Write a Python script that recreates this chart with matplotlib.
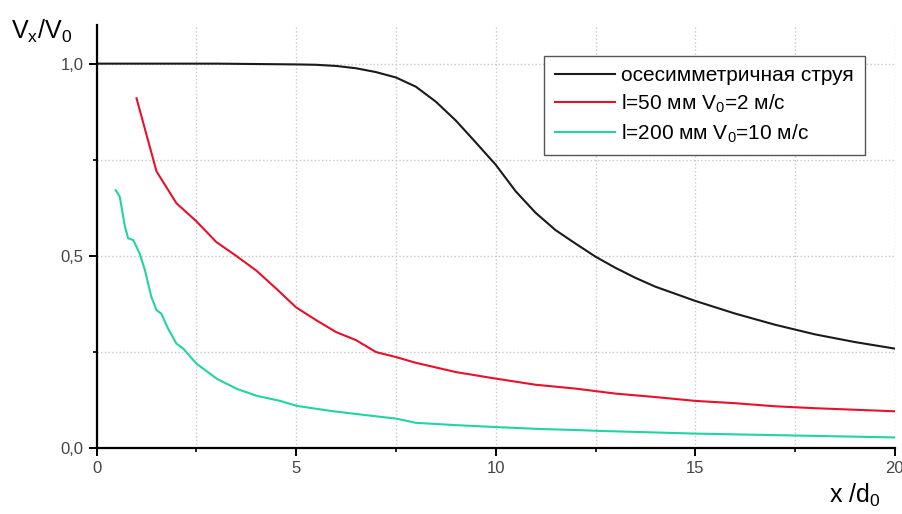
import matplotlib
matplotlib.use("Agg")
import matplotlib.pyplot as plt
from matplotlib.ticker import MultipleLocator, FuncFormatter

plt.rcParams['font.family'] = ['Liberation Sans', 'DejaVu Sans']
plt.rcParams['mathtext.fontset'] = 'custom'
plt.rcParams['mathtext.rm'] = 'Liberation Sans'
plt.rcParams['mathtext.it'] = 'Liberation Sans'

# axisymmetric jet (black)
x_jet = [0, 1, 2, 3, 4, 5, 5.5, 6, 6.5, 7, 7.5, 8, 8.5, 9, 9.5, 10, 10.5, 11,
         11.5, 12, 12.5, 13, 13.5, 14, 15, 16, 17, 18, 19, 20]
y_jet = [1.0, 1.0, 1.0, 1.0, 0.999, 0.998, 0.997, 0.994, 0.988, 0.978, 0.964,
         0.94, 0.901, 0.852, 0.795, 0.737, 0.668, 0.612, 0.567, 0.532, 0.498,
         0.469, 0.443, 0.42, 0.383, 0.35, 0.321, 0.296, 0.276, 0.259]

# l=50 mm, V0=2 m/s (red)
x_50 = [1.0, 1.5, 2.0, 2.5, 3.0, 3.5, 4.0, 4.5, 5.0, 5.5, 6.0, 6.5, 7.0, 7.5,
        8, 9, 10, 11, 12, 13, 14, 15, 16, 17, 18, 19, 20]
y_50 = [0.91, 0.72, 0.637, 0.59, 0.536, 0.50, 0.462, 0.415, 0.366, 0.333,
        0.302, 0.281, 0.25, 0.237, 0.222, 0.198, 0.181, 0.165, 0.155, 0.142,
        0.133, 0.123, 0.117, 0.109, 0.104, 0.100, 0.096]

# l=200 mm, V0=10 m/s (cyan)
x_200 = [0.48, 0.58, 0.71, 0.79, 0.92, 1.08, 1.21, 1.37, 1.5, 1.62, 1.79, 2.0,
         2.17, 2.5, 3.02, 3.52, 4.02, 4.6, 5.02, 5.86, 6.75, 7.5, 8.0, 9.0,
         10, 11.1, 12.1, 12.6, 15, 17.5, 20]
y_200 = [0.671, 0.654, 0.576, 0.546, 0.541, 0.506, 0.463, 0.394, 0.359, 0.35,
         0.311, 0.272, 0.259, 0.22, 0.18, 0.154, 0.136, 0.123, 0.110, 0.097,
         0.086, 0.077, 0.066, 0.060, 0.055, 0.050, 0.047, 0.045, 0.038, 0.033,
         0.028]

labels = ['осесимметричная струя',
          r'l=50 мм V$_{\mathregular{0}}$=2 м/с',
          r'l=200 мм V$_{\mathregular{0}}$=10 м/с']

fig = plt.figure(figsize=(9.03, 5.14), dpi=100)
ax = fig.add_axes([0.107, 0.128, 0.884, 0.823])

ax.plot(x_jet, y_jet, color='#1a1a1a', lw=1.5, label=labels[0])
ax.plot(x_50, y_50, color='#e8102a', lw=1.5, label=labels[1])
ax.plot(x_200, y_200, color='#22d4a4', lw=1.5, label=labels[2])

ax.set_xlim(0, 20)
ax.set_ylim(0, 1.1)
ax.xaxis.set_major_locator(MultipleLocator(5))
ax.xaxis.set_minor_locator(MultipleLocator(2.5))
ax.yaxis.set_major_locator(MultipleLocator(0.5))
ax.yaxis.set_minor_locator(MultipleLocator(0.25))
ax.yaxis.set_major_formatter(FuncFormatter(lambda v, p: f"{v:.1f}".replace('.', ',')))

ax.grid(True, which='both', color='#c8c8c8', ls=':', lw=1)
ax.set_axisbelow(True)
for s in ['top', 'right']:
    ax.spines[s].set_visible(False)
for s in ['left', 'bottom']:
    ax.spines[s].set_linewidth(1.6)
ax.tick_params(which='major', direction='out', length=6, width=1.4,
               labelsize=12, labelcolor='#444444')
ax.tick_params(which='minor', direction='out', length=3, width=1.2)

fig.text(0.012, 0.925, r'V$_{\mathregular{x}}$/V$_{\mathregular{0}}$', fontsize=18)
fig.text(0.918, 0.022, r'x /d$_{\mathregular{0}}$', fontsize=18)

leg = ax.legend(loc='upper right', bbox_to_anchor=(0.962, 0.927),
                borderaxespad=0, fontsize=15, fancybox=False,
                edgecolor='#555555', framealpha=1, handlelength=2.9,
                handletextpad=0.3, labelspacing=0.35, borderpad=0.5)
leg.get_frame().set_linewidth(1.0)

fig.savefig('out.png', dpi=100)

> _Written instruction_: Omit any images, then output the listing exactly.

> _Solution to the problem_:
Write a Python script that recreates this chart with matplotlib.
import matplotlib
matplotlib.use("Agg")
import matplotlib.pyplot as plt
from matplotlib.ticker import MultipleLocator, FuncFormatter

plt.rcParams['font.family'] = ['Liberation Sans', 'DejaVu Sans']
plt.rcParams['mathtext.fontset'] = 'custom'
plt.rcParams['mathtext.rm'] = 'Liberation Sans'
plt.rcParams['mathtext.it'] = 'Liberation Sans'

# axisymmetric jet (black)
x_jet = [0, 1, 2, 3, 4, 5, 5.5, 6, 6.5, 7, 7.5, 8, 8.5, 9, 9.5, 10, 10.5, 11,
         11.5, 12, 12.5, 13, 13.5, 14, 15, 16, 17, 18, 19, 20]
y_jet = [1.0, 1.0, 1.0, 1.0, 0.999, 0.998, 0.997, 0.994, 0.988, 0.978, 0.964,
         0.94, 0.901, 0.852, 0.795, 0.737, 0.668, 0.612, 0.567, 0.532, 0.498,
         0.469, 0.443, 0.42, 0.383, 0.35, 0.321, 0.296, 0.276, 0.259]

# l=50 mm, V0=2 m/s (red)
x_50 = [1.0, 1.5, 2.0, 2.5, 3.0, 3.5, 4.0, 4.5, 5.0, 5.5, 6.0, 6.5, 7.0, 7.5,
        8, 9, 10, 11, 12, 13, 14, 15, 16, 17, 18, 19, 20]
y_50 = [0.91, 0.72, 0.637, 0.59, 0.536, 0.50, 0.462, 0.415, 0.366, 0.333,
        0.302, 0.281, 0.25, 0.237, 0.222, 0.198, 0.181, 0.165, 0.155, 0.142,
        0.133, 0.123, 0.117, 0.109, 0.104, 0.100, 0.096]

# l=200 mm, V0=10 m/s (cyan)
x_200 = [0.48, 0.58, 0.71, 0.79, 0.92, 1.08, 1.21, 1.37, 1.5, 1.62, 1.79, 2.0,
         2.17, 2.5, 3.02, 3.52, 4.02, 4.6, 5.02, 5.86, 6.75, 7.5, 8.0, 9.0,
         10, 11.1, 12.1, 12.6, 15, 17.5, 20]
y_200 = [0.671, 0.654, 0.576, 0.546, 0.541, 0.506, 0.463, 0.394, 0.359, 0.35,
         0.311, 0.272, 0.259, 0.22, 0.18, 0.154, 0.136, 0.123, 0.110, 0.097,
         0.086, 0.077, 0.066, 0.060, 0.055, 0.050, 0.047, 0.045, 0.038, 0.033,
         0.028]

labels = ['осесимметричная струя',
          r'l=50 мм V$_{\mathregular{0}}$=2 м/с',
          r'l=200 мм V$_{\mathregular{0}}$=10 м/с']

fig = plt.figure(figsize=(9.03, 5.14), dpi=100)
ax = fig.add_axes([0.107, 0.128, 0.884, 0.823])

ax.plot(x_jet, y_jet, color='#1a1a1a', lw=1.5, label=labels[0])
ax.plot(x_50, y_50, color='#e8102a', lw=1.5, label=labels[1])
ax.plot(x_200, y_200, color='#22d4a4', lw=1.5, label=labels[2])

ax.set_xlim(0, 20)
ax.set_ylim(0, 1.1)
ax.xaxis.set_major_locator(MultipleLocator(5))
ax.xaxis.set_minor_locator(MultipleLocator(2.5))
ax.yaxis.set_major_locator(MultipleLocator(0.5))
ax.yaxis.set_minor_locator(MultipleLocator(0.25))
ax.yaxis.set_major_formatter(FuncFormatter(lambda v, p: f"{v:.1f}".replace('.', ',')))

ax.grid(True, which='both', color='#c8c8c8', ls=':', lw=1)
ax.set_axisbelow(True)
for s in ['top', 'right']:
    ax.spines[s].set_visible(False)
for s in ['left', 'bottom']:
    ax.spines[s].set_linewidth(1.6)
ax.tick_params(which='major', direction='out', length=6, width=1.4,
               labelsize=12, labelcolor='#444444')
ax.tick_params(which='minor', direction='out', length=3, width=1.2)

fig.text(0.012, 0.925, r'V$_{\mathregular{x}}$/V$_{\mathregular{0}}$', fontsize=18)
fig.text(0.918, 0.022, r'x /d$_{\mathregular{0}}$', fontsize=18)

leg = ax.legend(loc='upper right', bbox_to_anchor=(0.962, 0.927),
                borderaxespad=0, fontsize=15, fancybox=False,
                edgecolor='#555555', framealpha=1, handlelength=2.9,
                handletextpad=0.3, labelspacing=0.35, borderpad=0.5)
leg.get_frame().set_linewidth(1.0)

fig.savefig('out.png', dpi=100)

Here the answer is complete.